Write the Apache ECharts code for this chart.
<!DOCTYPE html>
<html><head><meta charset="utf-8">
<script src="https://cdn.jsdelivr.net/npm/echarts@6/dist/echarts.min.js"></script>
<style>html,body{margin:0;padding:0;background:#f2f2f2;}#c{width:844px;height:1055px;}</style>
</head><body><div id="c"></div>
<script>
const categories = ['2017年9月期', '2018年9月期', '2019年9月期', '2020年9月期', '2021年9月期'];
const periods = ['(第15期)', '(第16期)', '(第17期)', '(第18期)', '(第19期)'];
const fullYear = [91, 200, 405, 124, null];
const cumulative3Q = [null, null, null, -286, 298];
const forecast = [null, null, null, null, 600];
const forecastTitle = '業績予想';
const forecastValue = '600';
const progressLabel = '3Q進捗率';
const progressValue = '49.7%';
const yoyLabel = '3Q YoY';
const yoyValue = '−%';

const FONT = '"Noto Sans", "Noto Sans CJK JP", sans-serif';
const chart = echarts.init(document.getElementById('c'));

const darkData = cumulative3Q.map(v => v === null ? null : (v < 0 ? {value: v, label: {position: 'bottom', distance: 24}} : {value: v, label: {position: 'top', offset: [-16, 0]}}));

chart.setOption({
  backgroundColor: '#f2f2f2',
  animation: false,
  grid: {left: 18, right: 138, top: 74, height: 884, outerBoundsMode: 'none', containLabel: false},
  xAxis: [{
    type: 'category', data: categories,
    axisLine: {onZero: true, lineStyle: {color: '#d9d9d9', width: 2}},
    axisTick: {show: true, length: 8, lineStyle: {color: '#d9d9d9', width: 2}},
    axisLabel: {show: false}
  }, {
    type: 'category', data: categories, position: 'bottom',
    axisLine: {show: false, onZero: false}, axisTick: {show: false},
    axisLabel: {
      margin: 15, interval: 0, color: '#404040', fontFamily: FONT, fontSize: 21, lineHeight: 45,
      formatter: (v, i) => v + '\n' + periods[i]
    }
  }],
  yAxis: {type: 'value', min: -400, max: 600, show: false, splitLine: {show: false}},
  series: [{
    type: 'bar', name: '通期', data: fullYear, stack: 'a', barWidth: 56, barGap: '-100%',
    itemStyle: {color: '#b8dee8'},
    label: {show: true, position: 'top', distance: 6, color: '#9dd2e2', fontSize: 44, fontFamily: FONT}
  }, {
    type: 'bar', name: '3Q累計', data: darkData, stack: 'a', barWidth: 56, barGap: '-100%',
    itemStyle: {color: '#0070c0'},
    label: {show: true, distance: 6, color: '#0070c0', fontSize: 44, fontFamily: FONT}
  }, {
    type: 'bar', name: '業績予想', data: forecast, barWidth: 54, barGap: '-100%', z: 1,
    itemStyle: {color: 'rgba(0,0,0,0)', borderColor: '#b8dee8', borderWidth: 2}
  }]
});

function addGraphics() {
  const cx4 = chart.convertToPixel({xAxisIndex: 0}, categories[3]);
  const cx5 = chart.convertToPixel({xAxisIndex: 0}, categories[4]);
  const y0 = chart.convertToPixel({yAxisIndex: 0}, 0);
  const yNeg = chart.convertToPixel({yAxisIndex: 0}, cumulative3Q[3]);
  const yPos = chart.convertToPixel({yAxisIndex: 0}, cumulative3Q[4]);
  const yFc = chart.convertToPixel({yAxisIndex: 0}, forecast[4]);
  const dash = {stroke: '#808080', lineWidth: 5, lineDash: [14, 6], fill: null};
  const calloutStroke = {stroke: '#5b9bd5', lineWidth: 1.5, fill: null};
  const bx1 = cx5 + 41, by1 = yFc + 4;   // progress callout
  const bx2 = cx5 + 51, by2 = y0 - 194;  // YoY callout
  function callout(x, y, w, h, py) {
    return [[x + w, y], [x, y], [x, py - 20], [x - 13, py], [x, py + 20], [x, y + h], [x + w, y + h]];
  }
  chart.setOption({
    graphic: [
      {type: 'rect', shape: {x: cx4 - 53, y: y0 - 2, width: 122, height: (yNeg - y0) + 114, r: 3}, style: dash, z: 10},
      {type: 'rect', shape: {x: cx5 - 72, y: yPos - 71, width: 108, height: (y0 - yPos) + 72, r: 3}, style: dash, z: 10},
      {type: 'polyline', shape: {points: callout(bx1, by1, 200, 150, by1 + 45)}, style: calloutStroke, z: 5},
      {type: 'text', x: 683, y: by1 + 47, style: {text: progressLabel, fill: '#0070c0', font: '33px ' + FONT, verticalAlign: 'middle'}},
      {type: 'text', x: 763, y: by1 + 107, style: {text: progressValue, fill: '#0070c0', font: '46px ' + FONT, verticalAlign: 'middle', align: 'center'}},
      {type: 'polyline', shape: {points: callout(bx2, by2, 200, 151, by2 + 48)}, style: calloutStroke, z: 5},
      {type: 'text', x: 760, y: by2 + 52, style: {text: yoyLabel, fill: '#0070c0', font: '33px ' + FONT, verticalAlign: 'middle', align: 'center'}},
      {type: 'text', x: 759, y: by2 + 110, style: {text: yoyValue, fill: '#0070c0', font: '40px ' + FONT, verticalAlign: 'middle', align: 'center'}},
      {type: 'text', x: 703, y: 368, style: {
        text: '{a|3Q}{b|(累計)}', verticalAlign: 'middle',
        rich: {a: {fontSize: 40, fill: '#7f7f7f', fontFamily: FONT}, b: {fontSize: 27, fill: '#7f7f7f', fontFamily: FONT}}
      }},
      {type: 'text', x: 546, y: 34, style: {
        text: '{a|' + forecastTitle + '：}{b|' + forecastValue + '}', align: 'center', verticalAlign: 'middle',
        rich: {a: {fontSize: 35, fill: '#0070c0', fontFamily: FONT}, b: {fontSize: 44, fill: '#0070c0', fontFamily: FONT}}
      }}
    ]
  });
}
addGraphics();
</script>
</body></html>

++++++++++++++++++++

Quote each line above in full, word for word.

* **Worked answer**:
Write the Apache ECharts code for this chart.
<!DOCTYPE html>
<html><head><meta charset="utf-8">
<script src="https://cdn.jsdelivr.net/npm/echarts@6/dist/echarts.min.js"></script>
<style>html,body{margin:0;padding:0;background:#f2f2f2;}#c{width:844px;height:1055px;}</style>
</head><body><div id="c"></div>
<script>
const categories = ['2017年9月期', '2018年9月期', '2019年9月期', '2020年9月期', '2021年9月期'];
const periods = ['(第15期)', '(第16期)', '(第17期)', '(第18期)', '(第19期)'];
const fullYear = [91, 200, 405, 124, null];
const cumulative3Q = [null, null, null, -286, 298];
const forecast = [null, null, null, null, 600];
const forecastTitle = '業績予想';
const forecastValue = '600';
const progressLabel = '3Q進捗率';
const progressValue = '49.7%';
const yoyLabel = '3Q YoY';
const yoyValue = '−%';

const FONT = '"Noto Sans", "Noto Sans CJK JP", sans-serif';
const chart = echarts.init(document.getElementById('c'));

const darkData = cumulative3Q.map(v => v === null ? null : (v < 0 ? {value: v, label: {position: 'bottom', distance: 24}} : {value: v, label: {position: 'top', offset: [-16, 0]}}));

chart.setOption({
  backgroundColor: '#f2f2f2',
  animation: false,
  grid: {left: 18, right: 138, top: 74, height: 884, outerBoundsMode: 'none', containLabel: false},
  xAxis: [{
    type: 'category', data: categories,
    axisLine: {onZero: true, lineStyle: {color: '#d9d9d9', width: 2}},
    axisTick: {show: true, length: 8, lineStyle: {color: '#d9d9d9', width: 2}},
    axisLabel: {show: false}
  }, {
    type: 'category', data: categories, position: 'bottom',
    axisLine: {show: false, onZero: false}, axisTick: {show: false},
    axisLabel: {
      margin: 15, interval: 0, color: '#404040', fontFamily: FONT, fontSize: 21, lineHeight: 45,
      formatter: (v, i) => v + '\n' + periods[i]
    }
  }],
  yAxis: {type: 'value', min: -400, max: 600, show: false, splitLine: {show: false}},
  series: [{
    type: 'bar', name: '通期', data: fullYear, stack: 'a', barWidth: 56, barGap: '-100%',
    itemStyle: {color: '#b8dee8'},
    label: {show: true, position: 'top', distance: 6, color: '#9dd2e2', fontSize: 44, fontFamily: FONT}
  }, {
    type: 'bar', name: '3Q累計', data: darkData, stack: 'a', barWidth: 56, barGap: '-100%',
    itemStyle: {color: '#0070c0'},
    label: {show: true, distance: 6, color: '#0070c0', fontSize: 44, fontFamily: FONT}
  }, {
    type: 'bar', name: '業績予想', data: forecast, barWidth: 54, barGap: '-100%', z: 1,
    itemStyle: {color: 'rgba(0,0,0,0)', borderColor: '#b8dee8', borderWidth: 2}
  }]
});

function addGraphics() {
  const cx4 = chart.convertToPixel({xAxisIndex: 0}, categories[3]);
  const cx5 = chart.convertToPixel({xAxisIndex: 0}, categories[4]);
  const y0 = chart.convertToPixel({yAxisIndex: 0}, 0);
  const yNeg = chart.convertToPixel({yAxisIndex: 0}, cumulative3Q[3]);
  const yPos = chart.convertToPixel({yAxisIndex: 0}, cumulative3Q[4]);
  const yFc = chart.convertToPixel({yAxisIndex: 0}, forecast[4]);
  const dash = {stroke: '#808080', lineWidth: 5, lineDash: [14, 6], fill: null};
  const calloutStroke = {stroke: '#5b9bd5', lineWidth: 1.5, fill: null};
  const bx1 = cx5 + 41, by1 = yFc + 4;   // progress callout
  const bx2 = cx5 + 51, by2 = y0 - 194;  // YoY callout
  function callout(x, y, w, h, py) {
    return [[x + w, y], [x, y], [x, py - 20], [x - 13, py], [x, py + 20], [x, y + h], [x + w, y + h]];
  }
  chart.setOption({
    graphic: [
      {type: 'rect', shape: {x: cx4 - 53, y: y0 - 2, width: 122, height: (yNeg - y0) + 114, r: 3}, style: dash, z: 10},
      {type: 'rect', shape: {x: cx5 - 72, y: yPos - 71, width: 108, height: (y0 - yPos) + 72, r: 3}, style: dash, z: 10},
      {type: 'polyline', shape: {points: callout(bx1, by1, 200, 150, by1 + 45)}, style: calloutStroke, z: 5},
      {type: 'text', x: 683, y: by1 + 47, style: {text: progressLabel, fill: '#0070c0', font: '33px ' + FONT, verticalAlign: 'middle'}},
      {type: 'text', x: 763, y: by1 + 107, style: {text: progressValue, fill: '#0070c0', font: '46px ' + FONT, verticalAlign: 'middle', align: 'center'}},
      {type: 'polyline', shape: {points: callout(bx2, by2, 200, 151, by2 + 48)}, style: calloutStroke, z: 5},
      {type: 'text', x: 760, y: by2 + 52, style: {text: yoyLabel, fill: '#0070c0', font: '33px ' + FONT, verticalAlign: 'middle', align: 'center'}},
      {type: 'text', x: 759, y: by2 + 110, style: {text: yoyValue, fill: '#0070c0', font: '40px ' + FONT, verticalAlign: 'middle', align: 'center'}},
      {type: 'text', x: 703, y: 368, style: {
        text: '{a|3Q}{b|(累計)}', verticalAlign: 'middle',
        rich: {a: {fontSize: 40, fill: '#7f7f7f', fontFamily: FONT}, b: {fontSize: 27, fill: '#7f7f7f', fontFamily: FONT}}
      }},
      {type: 'text', x: 546, y: 34, style: {
        text: '{a|' + forecastTitle + '：}{b|' + forecastValue + '}', align: 'center', verticalAlign: 'middle',
        rich: {a: {fontSize: 35, fill: '#0070c0', fontFamily: FONT}, b: {fontSize: 44, fill: '#0070c0', fontFamily: FONT}}
      }}
    ]
  });
}
addGraphics();
</script>
</body></html>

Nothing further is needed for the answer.